Claims executives do not need a single-point guess. A model that says a claim will settle for exactly $125,000 is practically useless because litigation is inherently probabilistic. You need to know the shape of the risk. You need calibration. A calibrated model knows when it is uncertain and reports that uncertainty honestly to the user. This is why we rely on conformal ranges. Instead of a fragile point estimate, a calibrated predictive model outputs a settlement range backed by a specific statistical guarantee. If the claim involves a common rear-end collision with standard soft-tissue injuries, the historical data is dense, and the resulting range is tight. If the claim involves a traumatic brain injury in a jurisdiction known for volatile juries, the historical data is sparse and highly variable. The model expands the range. It quantifies the variance. It tells the adjuster exactly how much risk sits on the tail.

You cannot get a mathematically rigorous conformal range from a prompt. Language models are famously uncalibrated. They will deliver a wild guess with the exact same authoritative tone they use to state a known fact.
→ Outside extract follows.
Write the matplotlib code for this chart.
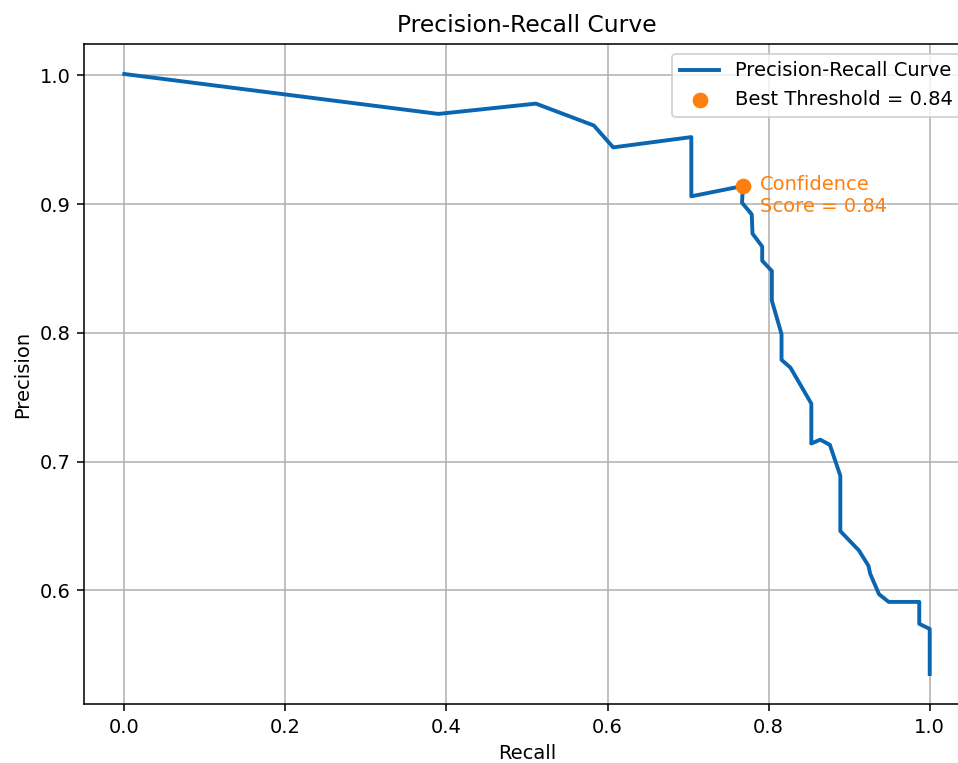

In a world of rising nuclear verdicts and aggressive plaintiff tactics, deploying uncalibrated models to set early reserves is a dangerous game. You end up under-reserving the dangerous files and over-allocating defense spend to the routine ones.

Neural-symbolic structure and traceability

A forecast only has value if the claims professional can defend it. When our predictive models output a reserve delta compared to the current reserve, or an escalation probability, they also surface the specific drivers behind those numbers. Because we maintain a strict neural-symbolic boundary between the generative reading step and the predictive math step, every output is traceable directly to the source documents. If the model flags a high probability of litigation escalation, it points back to the structured facts. Perhaps the plaintiff attorney has a history of taking similar premises liability cases to trial. Perhaps a specific medical code correlates highly with late-stage surgical interventions. The mathematical model surfaces the comparable resolved cases that drove its prediction. The adjuster can click through and read the actual source documents from the historical files to verify the context. The data drives the negotiation. The gut feeling is replaced by a verifiable baseline.

This two-system approach is the only way to build enterprise trust. The language model handles the unstructured text. The geometric model handles the pricing math. Neither system is asked to perform a task outside its mathematical design. When you force a text generator to predict financial outcomes, you get hallucinated numbers wrapped in confident prose. When you separate the tasks, you get a calibrated engine that allows your team to allocate resources efficiently and spot the dangerous claims before they explode. Fluency is not accuracy, and a plausible sentence will never price a claim.